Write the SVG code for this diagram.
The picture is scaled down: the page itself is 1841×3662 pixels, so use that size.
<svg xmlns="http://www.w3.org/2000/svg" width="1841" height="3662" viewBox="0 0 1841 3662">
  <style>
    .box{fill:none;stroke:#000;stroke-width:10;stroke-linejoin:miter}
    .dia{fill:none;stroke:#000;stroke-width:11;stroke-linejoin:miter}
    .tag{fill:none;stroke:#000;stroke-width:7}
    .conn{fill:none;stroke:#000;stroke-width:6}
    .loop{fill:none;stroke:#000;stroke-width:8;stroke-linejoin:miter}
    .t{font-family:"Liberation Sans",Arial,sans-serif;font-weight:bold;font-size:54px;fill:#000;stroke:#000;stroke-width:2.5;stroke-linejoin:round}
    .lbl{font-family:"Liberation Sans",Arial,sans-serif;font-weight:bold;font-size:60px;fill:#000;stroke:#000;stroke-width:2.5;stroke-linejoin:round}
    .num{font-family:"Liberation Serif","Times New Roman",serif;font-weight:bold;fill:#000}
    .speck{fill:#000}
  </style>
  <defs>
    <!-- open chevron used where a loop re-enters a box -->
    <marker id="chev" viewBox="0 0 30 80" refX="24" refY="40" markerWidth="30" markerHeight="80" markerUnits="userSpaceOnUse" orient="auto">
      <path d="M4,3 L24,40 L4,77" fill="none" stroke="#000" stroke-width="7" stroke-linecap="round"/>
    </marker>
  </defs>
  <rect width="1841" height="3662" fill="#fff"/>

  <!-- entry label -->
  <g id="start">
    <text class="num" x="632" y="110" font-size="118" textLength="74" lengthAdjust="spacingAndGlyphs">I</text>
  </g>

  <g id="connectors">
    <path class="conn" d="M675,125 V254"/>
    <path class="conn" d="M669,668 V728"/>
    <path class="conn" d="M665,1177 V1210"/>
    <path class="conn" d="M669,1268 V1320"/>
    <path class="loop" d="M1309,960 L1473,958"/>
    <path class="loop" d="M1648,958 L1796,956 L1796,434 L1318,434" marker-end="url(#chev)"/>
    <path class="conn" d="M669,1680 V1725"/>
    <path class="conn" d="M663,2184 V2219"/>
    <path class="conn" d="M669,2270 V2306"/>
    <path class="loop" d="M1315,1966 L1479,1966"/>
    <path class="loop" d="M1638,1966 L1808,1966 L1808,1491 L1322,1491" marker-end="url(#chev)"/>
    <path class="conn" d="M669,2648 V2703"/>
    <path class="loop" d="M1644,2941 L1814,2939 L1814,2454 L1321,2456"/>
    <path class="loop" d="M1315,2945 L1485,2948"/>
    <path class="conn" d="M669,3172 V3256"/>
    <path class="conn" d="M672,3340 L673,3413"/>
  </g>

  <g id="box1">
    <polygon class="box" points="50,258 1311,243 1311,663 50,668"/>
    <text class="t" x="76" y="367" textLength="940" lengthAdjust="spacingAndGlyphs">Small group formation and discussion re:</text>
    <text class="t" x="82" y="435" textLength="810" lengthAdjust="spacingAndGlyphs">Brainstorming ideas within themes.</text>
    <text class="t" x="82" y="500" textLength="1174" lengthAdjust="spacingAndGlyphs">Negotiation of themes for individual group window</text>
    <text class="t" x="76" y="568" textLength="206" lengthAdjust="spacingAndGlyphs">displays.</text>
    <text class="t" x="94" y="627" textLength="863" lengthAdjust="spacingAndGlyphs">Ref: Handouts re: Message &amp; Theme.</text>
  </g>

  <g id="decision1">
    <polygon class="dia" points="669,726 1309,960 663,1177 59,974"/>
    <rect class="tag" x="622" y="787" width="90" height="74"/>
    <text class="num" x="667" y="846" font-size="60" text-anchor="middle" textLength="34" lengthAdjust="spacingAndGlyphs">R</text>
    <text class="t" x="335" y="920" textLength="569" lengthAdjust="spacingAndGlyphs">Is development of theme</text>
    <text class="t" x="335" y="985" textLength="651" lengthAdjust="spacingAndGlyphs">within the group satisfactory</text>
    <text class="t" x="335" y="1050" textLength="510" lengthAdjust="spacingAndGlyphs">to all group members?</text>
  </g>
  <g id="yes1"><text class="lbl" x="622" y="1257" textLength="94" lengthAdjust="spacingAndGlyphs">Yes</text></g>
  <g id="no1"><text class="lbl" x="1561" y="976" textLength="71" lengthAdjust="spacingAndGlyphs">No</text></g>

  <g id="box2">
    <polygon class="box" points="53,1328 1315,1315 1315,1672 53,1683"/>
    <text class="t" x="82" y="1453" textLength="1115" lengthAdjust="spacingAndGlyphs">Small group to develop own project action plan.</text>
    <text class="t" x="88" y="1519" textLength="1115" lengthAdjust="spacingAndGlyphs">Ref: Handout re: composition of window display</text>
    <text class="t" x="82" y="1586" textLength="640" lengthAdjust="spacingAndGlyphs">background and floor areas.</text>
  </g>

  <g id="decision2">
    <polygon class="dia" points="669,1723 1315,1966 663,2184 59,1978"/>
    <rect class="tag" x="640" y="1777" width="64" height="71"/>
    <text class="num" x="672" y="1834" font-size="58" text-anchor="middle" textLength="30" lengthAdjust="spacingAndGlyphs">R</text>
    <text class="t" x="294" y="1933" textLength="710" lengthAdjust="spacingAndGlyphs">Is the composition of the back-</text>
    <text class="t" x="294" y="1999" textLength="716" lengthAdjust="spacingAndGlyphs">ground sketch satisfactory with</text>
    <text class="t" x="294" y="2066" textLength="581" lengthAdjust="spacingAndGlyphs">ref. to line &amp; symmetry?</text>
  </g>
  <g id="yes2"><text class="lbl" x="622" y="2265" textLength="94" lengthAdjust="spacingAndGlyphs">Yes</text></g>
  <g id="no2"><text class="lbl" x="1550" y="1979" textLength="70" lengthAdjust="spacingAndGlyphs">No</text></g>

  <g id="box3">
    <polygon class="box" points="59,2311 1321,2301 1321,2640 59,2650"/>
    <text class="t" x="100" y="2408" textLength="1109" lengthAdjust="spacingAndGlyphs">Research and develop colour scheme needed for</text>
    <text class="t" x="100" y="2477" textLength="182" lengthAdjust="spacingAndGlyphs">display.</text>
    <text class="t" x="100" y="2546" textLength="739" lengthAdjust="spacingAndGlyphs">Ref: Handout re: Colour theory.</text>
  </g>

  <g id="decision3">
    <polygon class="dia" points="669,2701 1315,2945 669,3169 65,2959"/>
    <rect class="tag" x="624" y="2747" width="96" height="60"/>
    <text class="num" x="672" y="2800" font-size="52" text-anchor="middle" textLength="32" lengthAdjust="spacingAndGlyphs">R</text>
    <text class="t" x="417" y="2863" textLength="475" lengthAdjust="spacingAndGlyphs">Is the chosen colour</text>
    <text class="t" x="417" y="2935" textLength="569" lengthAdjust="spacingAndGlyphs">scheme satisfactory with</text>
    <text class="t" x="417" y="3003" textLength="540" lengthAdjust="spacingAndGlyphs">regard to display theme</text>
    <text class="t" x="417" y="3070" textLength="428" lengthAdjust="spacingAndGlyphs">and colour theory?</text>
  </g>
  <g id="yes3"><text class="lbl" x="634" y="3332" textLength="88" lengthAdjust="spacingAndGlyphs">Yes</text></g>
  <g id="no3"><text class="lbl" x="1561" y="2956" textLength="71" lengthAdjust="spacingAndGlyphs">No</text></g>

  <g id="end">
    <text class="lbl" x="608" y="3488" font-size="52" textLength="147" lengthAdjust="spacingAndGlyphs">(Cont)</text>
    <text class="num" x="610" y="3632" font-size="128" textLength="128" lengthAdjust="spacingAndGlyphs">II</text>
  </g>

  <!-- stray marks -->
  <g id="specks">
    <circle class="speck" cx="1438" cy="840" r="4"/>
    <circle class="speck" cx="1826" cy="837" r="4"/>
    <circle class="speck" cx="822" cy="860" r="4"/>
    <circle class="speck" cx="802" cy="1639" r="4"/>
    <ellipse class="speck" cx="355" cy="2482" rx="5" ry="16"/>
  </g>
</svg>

************

-- WORK REQUIRED --
Collect each line containing the string "size".

-- PROBLEM SOLUTION --
The picture is scaled down: the page itself is 1841×3662 pixels, so use that size.
    .t{font-family:"Liberation Sans",Arial,sans-serif;font-weight:bold;font-size:54px;fill:#000;stroke:#000;stroke-width:2.5;stroke-linejoin:round}
    .lbl{font-family:"Liberation Sans",Arial,sans-serif;font-weight:bold;font-size:60px;fill:#000;stroke:#000;stroke-width:2.5;stroke-linejoin:round}
    <text class="num" x="632" y="110" font-size="118" textLength="74" lengthAdjust="spacingAndGlyphs">I</text>
    <text class="num" x="667" y="846" font-size="60" text-anchor="middle" textLength="34" lengthAdjust="spacingAndGlyphs">R</text>
    <text class="num" x="672" y="1834" font-size="58" text-anchor="middle" textLength="30" lengthAdjust="spacingAndGlyphs">R</text>
    <text class="num" x="672" y="2800" font-size="52" text-anchor="middle" textLength="32" lengthAdjust="spacingAndGlyphs">R</text>
    <text class="lbl" x="608" y="3488" font-size="52" textLength="147" lengthAdjust="spacingAndGlyphs">(Cont)</text>
    <text class="num" x="610" y="3632" font-size="128" textLength="128" lengthAdjust="spacingAndGlyphs">II</text>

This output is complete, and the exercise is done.